### [Goal]
Do not copy the pictures; transcribe all other material exactly.

◆ ◆ ◆ ◆

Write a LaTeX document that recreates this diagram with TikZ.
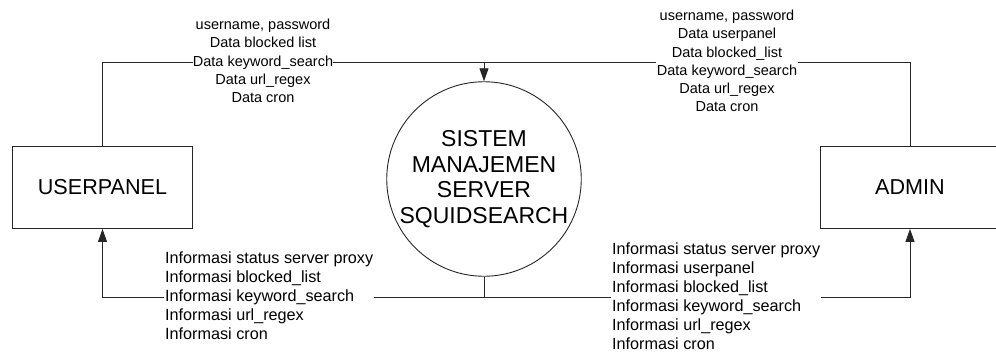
\documentclass[tikz,border=0pt]{standalone}
\usepackage{fontspec}
\setmainfont{Liberation Sans}
\usetikzlibrary{arrows.meta}
\begin{document}
\begin{tikzpicture}[x=1pt,y=-1pt,
  line/.style={draw=black!85, line width=0.9pt},
  flow/.style={line, -{Triangle[length=13pt,width=9pt]}},
  entity/.style={line, rectangle, minimum width=180pt, minimum height=82pt,
    inner sep=0pt, font=\fontsize{21.6}{24}\selectfont},
  process/.style={line, circle, minimum size=186pt, inner sep=0pt, align=center,
    font=\fontsize{23}{25.7}\selectfont},
  datalabel/.style={fill=white, inner sep=0pt, align=center,
    font=\fontsize{14.5}{18.2}\selectfont},
  infolabel/.style={fill=white, inner sep=1pt, align=left, anchor=west,
    font=\fontsize{16.2}{18.9}\selectfont}]
  \useasboundingbox (0,0) rectangle (996,356);
  \begin{scope}
    \clip (0,0) rectangle (996,356);

    % external entities and the central process
    \node[entity] (user) at (102.5,187.5) {USERPANEL};
    \node[entity] (admin) at (910,187.5) {ADMIN};
    \node[process] (sys) at (484,179) {SISTEM\\MANAJEMEN\\SERVER\\SQUIDSEARCH};

    % junctions of the merged flows
    \coordinate (jin) at (sys.north |- 0,62);
    \coordinate (jout) at (sys.south |- 0,297.5);

    % data flowing into the process
    \draw[line] (user.north) |- (jin);
    \draw[line] (admin.north) |- (jin);
    \draw[flow] (jin) -- (sys.north);

    % information flowing out of the process
    \draw[line] (sys.south) -- (jout);
    \draw[flow] (jout) -| (user.south);
    \draw[flow] (jout) -| (admin.south);

    % flow labels
    \node[datalabel] (inuser) at (263,61) {username, password\\Data blocked list\\Data keyword\_search\\Data url\_regex\\Data cron};
    \node[datalabel, inner sep=1pt] (inadmin) at (727,61) {username, password\\Data userpanel\\Data blocked\_list\\Data keyword\_search\\Data url\_regex\\Data cron};
    \node[infolabel] (outuser) at (164,296) {Informasi status server proxy\\Informasi blocked\_list\\Informasi keyword\_search\\Informasi url\_regex\\Informasi cron};
    \node[infolabel] (outadmin) at (611,296) {Informasi status server proxy\\Informasi userpanel\\Informasi blocked\_list\\Informasi keyword\_search\\Informasi url\_regex\\Informasi cron};
  \end{scope}
\end{tikzpicture}
\end{document}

◆ ◆ ◆ ◆

### [Exercise solution]
Write a LaTeX document that recreates this diagram with TikZ.
\documentclass[tikz,border=0pt]{standalone}
\usepackage{fontspec}
\setmainfont{Liberation Sans}
\usetikzlibrary{arrows.meta}
\begin{document}
\begin{tikzpicture}[x=1pt,y=-1pt,
  line/.style={draw=black!85, line width=0.9pt},
  flow/.style={line, -{Triangle[length=13pt,width=9pt]}},
  entity/.style={line, rectangle, minimum width=180pt, minimum height=82pt,
    inner sep=0pt, font=\fontsize{21.6}{24}\selectfont},
  process/.style={line, circle, minimum size=186pt, inner sep=0pt, align=center,
    font=\fontsize{23}{25.7}\selectfont},
  datalabel/.style={fill=white, inner sep=0pt, align=center,
    font=\fontsize{14.5}{18.2}\selectfont},
  infolabel/.style={fill=white, inner sep=1pt, align=left, anchor=west,
    font=\fontsize{16.2}{18.9}\selectfont}]
  \useasboundingbox (0,0) rectangle (996,356);
  \begin{scope}
    \clip (0,0) rectangle (996,356);

    % external entities and the central process
    \node[entity] (user) at (102.5,187.5) {USERPANEL};
    \node[entity] (admin) at (910,187.5) {ADMIN};
    \node[process] (sys) at (484,179) {SISTEM\\MANAJEMEN\\SERVER\\SQUIDSEARCH};

    % junctions of the merged flows
    \coordinate (jin) at (sys.north |- 0,62);
    \coordinate (jout) at (sys.south |- 0,297.5);

    % data flowing into the process
    \draw[line] (user.north) |- (jin);
    \draw[line] (admin.north) |- (jin);
    \draw[flow] (jin) -- (sys.north);

    % information flowing out of the process
    \draw[line] (sys.south) -- (jout);
    \draw[flow] (jout) -| (user.south);
    \draw[flow] (jout) -| (admin.south);

    % flow labels
    \node[datalabel] (inuser) at (263,61) {username, password\\Data blocked list\\Data keyword\_search\\Data url\_regex\\Data cron};
    \node[datalabel, inner sep=1pt] (inadmin) at (727,61) {username, password\\Data userpanel\\Data blocked\_list\\Data keyword\_search\\Data url\_regex\\Data cron};
    \node[infolabel] (outuser) at (164,296) {Informasi status server proxy\\Informasi blocked\_list\\Informasi keyword\_search\\Informasi url\_regex\\Informasi cron};
    \node[infolabel] (outadmin) at (611,296) {Informasi status server proxy\\Informasi userpanel\\Informasi blocked\_list\\Informasi keyword\_search\\Informasi url\_regex\\Informasi cron};
  \end{scope}
\end{tikzpicture}
\end{document}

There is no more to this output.